|
|
|
|
|
by godelski
870 days ago
|
|
Does anyone know how much spoilage are in these datasets? Common crawl has a lot of websites in it, including Reddit and Stack*. I'm certain there are lots of questions in those datasets and we want to differentiate recall from problem solving (often confused). I have a deep distrust when using large datasets like this given a common one with 60 authors assumed writing leet code style programs by hand would mean they wouldn't appear in the training data (github) and didn't even bother to check. It's really hard to sanitize datasets of this size and deduplication is a much harder task than many realize. https://arxiv.org/abs/2107.03374 https://arxiv.org/abs/2303.09540 |
|
>To avoid benchmark contamination, we follow Guo et al. (2024) to filter out web pages containing questions or answers from English mathematical benchmarks such as GSM8K (Cobbe et al., 2021) and MATH (Hendrycks et al., 2021) and Chinese benchmarks such as CMATH (Wei et al., 2023) and AGIEval (Zhong et al., 2023). The filtering criteria are as follows: any text segment containing a 10-gram string that matches exactly with any sub-string from the evaluation benchmarks is removed from our math training corpus. For benchmark texts that are shorter than 10 grams but have at least 3 grams, we employ exact matching to filter out contaminated web pages.

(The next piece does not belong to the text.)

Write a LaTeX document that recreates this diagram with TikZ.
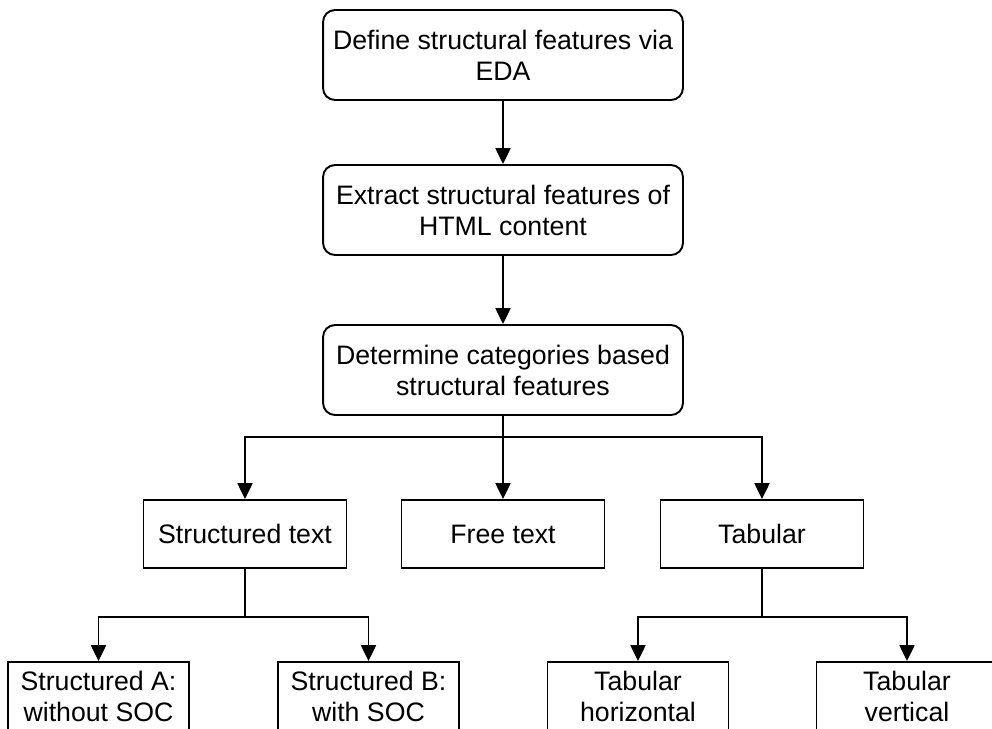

However, benchmark contamination is difficult, and ngram matching is often insufficient. See https://arxiv.org/pdf/2311.04850.pdf for some examples of how this approach can fail.
In general, if a benchmark is available online before a model's dataset is collected, I put very little stock into that model's performance on that benchmark. It's just too hard to know what's a true improvement and what's contamination. It's especially true for a paper like this that specifically hunts down MATH-like data.